PAR ELGAS – “Dans un monde sans mélancolie, les rossignols se mettraient à roter.” Cioran
Il y a toujours un risque à (trop) prêcher la probité, d’en être un jour le mauvais élève. Bien souvent quand cela arrive, peu importe le passé vertueux, les mémoires ne retiennent plus que la glissade qui disqualifie tout l’ouvrage. La contrition rachète moins l’erreur qu’elle-même ne pardonne le passé.
Il faut dire qu’avec ses airs de moine pas très réveillé, son débit lent et professoral, Ousmane Sonko, ne trahit pas, ni dans sa mise, ni dans son allure, ni dans son être, encore moins dans son dire, un potentiel de kaccor, sans lequel – presque – l’homme politique sénégalais ne survivrait pas. Alors qu’il commence son ascension, exploitant la matière première de son crédit, à savoir l’intégrité morale, Sonko est un fils de l’époque. Un bébé du puritanisme ambiant, une figure exemplaire de la méritocratie, un énarque sobre, un bambin d’inspiration néo-protestante, jeune premier, qui semble donner des gages dans un pays où la règle est reléguée au rang d’hypothétique cadre.
Mais en politique, comme en affaire, ou en sexe, il faut offrir du rêve, à pas cher. Exciter la ménagère à défaut de remplir son panier, charmer le client à défaut de le convaincre, vendre de l’espoir au pauvre à défaut de l’exaucer, chanter la gloire des héros passés à défaut d’en être. Il manque cela à la panoplie Sonko : ce mélange d’aura libidineuse, de capacité à lâcher prise, à aimanter les foules par le vice du verbe, ou l’ivresse du charisme. Son messianisme manque de souplesse, d’attrait, d’atours. On peut convaincre avec la vertu, on ne séduit jamais avec. C’est presque une leçon des échecs des Livres. La coercition, même avec le bon sentiment, négatrice de liberté et d’évasion, promet l’échec.
Quand le vent Sonko se lève, avec ses rafales dans l’administration fiscale, c’est une tempête médiatique et politique qui se lève. Elle vire vite en tornade qui découvre le champ de ruine de la politique nationale et rebat les cartes. Becquetée par le pouvoir, l’opposition survit entre les dents de l’ogre. Le chaos profite à ce natif de la cité rebelle du Rail, qui incarne le rêve d’un assainissement national. Dans ce pays orphelin d’investigation et de flair journalistique depuis que Latif Coulibaly en a posé les cendres dans la majorité Yakaar, on avait perdu le goût des révélations, et la saveur du héros sauveur. Et voici qu’au cœur de la maison qui materne notre argent, les Impôts, apparaît le chevalier.

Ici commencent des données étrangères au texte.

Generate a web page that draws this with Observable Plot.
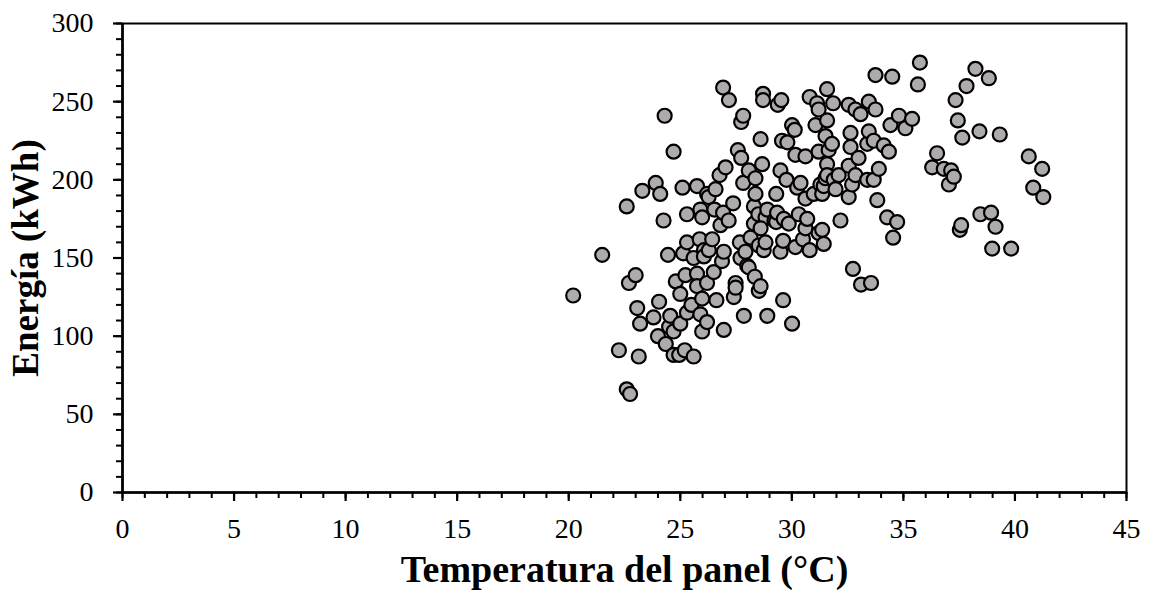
<!DOCTYPE html>
<html>
<head>
<meta charset="utf-8">
<script src="https://cdn.jsdelivr.net/npm/d3@7"></script>
<script src="https://cdn.jsdelivr.net/npm/@observablehq/plot@0.6"></script>
<style>
  html, body { margin: 0; padding: 0; background: #fff; }
  #chart { width: 1151px; height: 593px; }
</style>
</head>
<body>
<div id="chart"></div>
<script>
const temperatura = [
  20.2, 21.5, 22.25, 22.6, 22.75, 22.6, 22.7, 23.0, 23.07, 23.14,
  23.3, 23.2, 23.8, 23.9, 24.0, 24.05, 24.1, 24.3, 24.25, 24.35,
  24.45, 24.5, 24.55, 24.7, 24.7, 24.7, 24.8, 24.95, 25.0, 25.0,
  25.1, 25.13, 25.2, 25.23, 25.3, 25.3, 25.3, 25.6, 25.5, 25.6,
  25.75, 25.75, 25.75, 25.87, 25.9, 25.9, 25.98, 25.98, 25.98, 26.06,
  26.06, 26.2, 26.2, 26.2, 26.27, 26.28, 26.43, 26.5, 26.53, 26.58,
  26.62, 26.76, 26.8, 26.87, 26.92, 26.92, 26.95, 26.95, 27.03, 27.17,
  27.18, 27.37, 27.4, 27.48, 27.48, 27.58, 27.67, 27.7, 27.73, 27.73,
  27.82, 27.82, 27.85, 27.92, 28.0, 28.07, 28.07, 28.15, 28.3, 28.3,
  28.34, 28.37, 28.37, 28.5, 28.52, 28.52, 28.6, 28.6, 28.67, 28.71,
  28.71, 28.74, 28.82, 28.82, 28.9, 28.9, 29.22, 29.3, 29.3, 29.34,
  29.37, 29.49, 29.49, 29.53, 29.56, 29.61, 29.61, 29.64, 29.76, 29.8,
  29.86, 30.01, 30.01, 30.13, 30.16, 30.16, 30.24, 30.31, 30.39, 30.5,
  30.61, 30.61, 30.61, 30.69, 30.8, 30.8, 30.98, 31.06, 31.13, 31.2,
  31.2, 31.2, 31.28, 31.36, 31.36, 31.43, 31.43, 31.51, 31.51, 31.58,
  31.58, 31.58, 31.58, 31.65, 31.8, 31.85, 31.88, 31.96, 32.1, 32.18,
  32.55, 32.55, 32.55, 32.63, 32.63, 32.7, 32.74, 32.85, 32.85, 32.99,
  33.08, 33.1, 33.38, 33.38, 33.45, 33.45, 33.55, 33.67, 33.67, 33.75,
  33.75, 33.83, 33.9, 34.12, 34.35, 34.27, 34.42, 34.5, 34.54, 34.72,
  34.8, 35.09, 35.39, 35.65, 35.74, 36.29, 36.51, 36.81, 37.04, 37.14,
  37.26, 37.34, 37.44, 37.53, 37.59, 37.64, 37.83, 38.23, 38.41, 38.45,
  38.83, 38.93, 38.98, 39.13, 39.32, 39.83, 40.62, 40.82, 41.22, 41.27,
  28.6
];
const energia = [
  126, 152, 91, 66, 63, 183, 134, 139, 118, 87,
  193, 108, 112, 198, 100, 122, 191, 241, 174, 95,
  152, 106, 113, 218, 103, 88, 135, 88, 108, 127,
  195, 153, 91, 139, 178, 160, 115, 150, 120, 87,
  196, 140, 132, 162, 181, 114, 176, 124, 103, 155,
  151, 191, 134, 109, 189, 155, 162, 141, 181, 194,
  123, 203, 171, 148, 179, 259, 154, 104, 208, 174,
  251, 185, 125, 134, 131, 219, 160, 150, 214, 237,
  241, 198, 113, 154, 145, 206, 144, 163, 172, 183,
  138, 201, 191, 178, 158, 129, 132, 226, 210, 255,
  251, 155, 176, 160, 181, 113, 174, 191, 173, 179,
  248, 206, 154, 251, 225, 161, 123, 175, 200, 224,
  172, 235, 108, 232, 216, 157, 195, 178, 198, 162,
  215, 188, 169, 175, 253, 155, 191, 235, 249, 245,
  218, 166, 197, 191, 168, 196, 159, 228, 201, 258,
  238, 210, 203, 219, 223, 249, 200, 194, 203, 174,
  248, 209, 189, 230, 221, 197, 143, 245, 203, 214,
  242, 133, 200, 223, 250, 231, 134, 225, 200, 267,
  245, 187, 207, 222, 218, 176, 235, 266, 163, 173,
  241, 233, 239, 261, 275, 208, 217, 207, 197, 206,
  202, 251, 238, 168, 171, 227, 260, 271, 231, 178,
  265, 179, 156, 170, 229, 156, 215, 195, 207, 189,
  169
];
const xTicks = [0, 5, 10, 15, 20, 25, 30, 35, 40, 45];
const yTicks = [0, 50, 100, 150, 200, 250, 300];
const xMinor = d3.range(0, 46, 1);
const yMinor = d3.range(0, 301, 10);
const xLabel = "Temperatura del panel (°C)";
const yLabel = "Energía (kWh)";

const data = temperatura.map((t, i) => ({t, e: energia[i]}));

const chart = Plot.plot({
  width: 1151,
  height: 593,
  marginLeft: 122,
  marginRight: 25,
  marginTop: 23,
  marginBottom: 101,
  style: {fontFamily: "'Liberation Serif', 'Times New Roman', serif", color: "#000", background: "#fff"},
  x: {domain: [0, 45]},
  y: {domain: [0, 300]},
  marks: [
    Plot.frame({stroke: "#000", strokeWidth: 2}),
    Plot.axisX(xMinor, {tickSize: 6, tickFormat: () => "", strokeWidth: 2, label: null}),
    Plot.axisY(yMinor, {tickSize: 6, tickFormat: () => "", strokeWidth: 2, label: null}),
    Plot.axisX(xTicks, {tickSize: 9, tickPadding: 17, fontSize: 28, strokeWidth: 2.2, label: null}),
    Plot.axisY(yTicks, {tickSize: 9, tickPadding: 20, fontSize: 28, strokeWidth: 2.2, label: null}),
    Plot.ruleX([0], {stroke: "#000", strokeWidth: 2.6}),
    Plot.ruleY([0], {stroke: "#000", strokeWidth: 2.6}),
    Plot.dot(data, {x: "t", y: "e", r: 7, fill: "#afabab", stroke: "#000", strokeWidth: 2.2}),
    Plot.text([xLabel], {frameAnchor: "bottom", dy: 77, textAnchor: "middle", lineAnchor: "middle", fontSize: 38, fontWeight: "bold", fill: "#000"}),
    Plot.text([yLabel], {frameAnchor: "left", dx: -96, textAnchor: "middle", lineAnchor: "middle", rotate: -90, fontSize: 37, fontWeight: "bold", fill: "#000"})
  ]
});
document.getElementById("chart").appendChild(chart);
</script>
</body>
</html>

Dans le dernier quart de siècle, la politique n’avait pas produit pareille figure. On peut s’en réjouir. L’homme a des failles négligeables. Son érudition est de plusieurs ordres. Un parcours excellent, sanctionné formidablement. Et voici la garantie – à priori – d’une maîtrise. Il a troqué la barbe pour le bouc. Le cheveu à mi-hauteur, par le crâne rasé. Il fut (demeure peut-être) un ibadou. Ersatz d’homme de dieu qui ne refuse pas la promiscuité avec ses semblables. Moine pèlerin en mission. Et voici le prédicateur. Il aime les livres, révélations sur les marchés du pétrole, Vision, à venir confie-t-il au micro du Grand Jury. Et voici l’homme du texte, presque sacré.
De tout ceci, l’observateur reste confus. Voici un bon cheval, qui semble taillé pour le marathon et la course. Mais la monture reste sommaire. Il rassure mais n’enivre pas. Alors que la conjoncture politique mondiale se tend, que la raréfaction de la souveraineté économique des Etats s’aggrave, le chantier du fait social et culturel paraît le plus urgent. Le moine-soldat, paraît peu disert, l’optique nationale des affaires semble son seul horizon pour l’heure. Alors que les destins nationaux se bâtissent pour partie sur la scène des enjeux du monde.
C’est un homme du Livre, mais à rayon national. Le livre reste collé à la dimension utilitaire. Peu de poésie, d’art, de douceur, de passion, d’excès, de finesse, de rire. Soupapes de décompression sans lesquelles le talent reste bien souvent vain et vaniteux. Le bassin raide et rigide ; cette frigide allure, de l’homme qui incarne tant l’espoir d’un renouveau, doit trouver assistant vicelard. La seule aide précieuse et urgente pour Sonko, c’est lui insuffler une bonne dose de vice.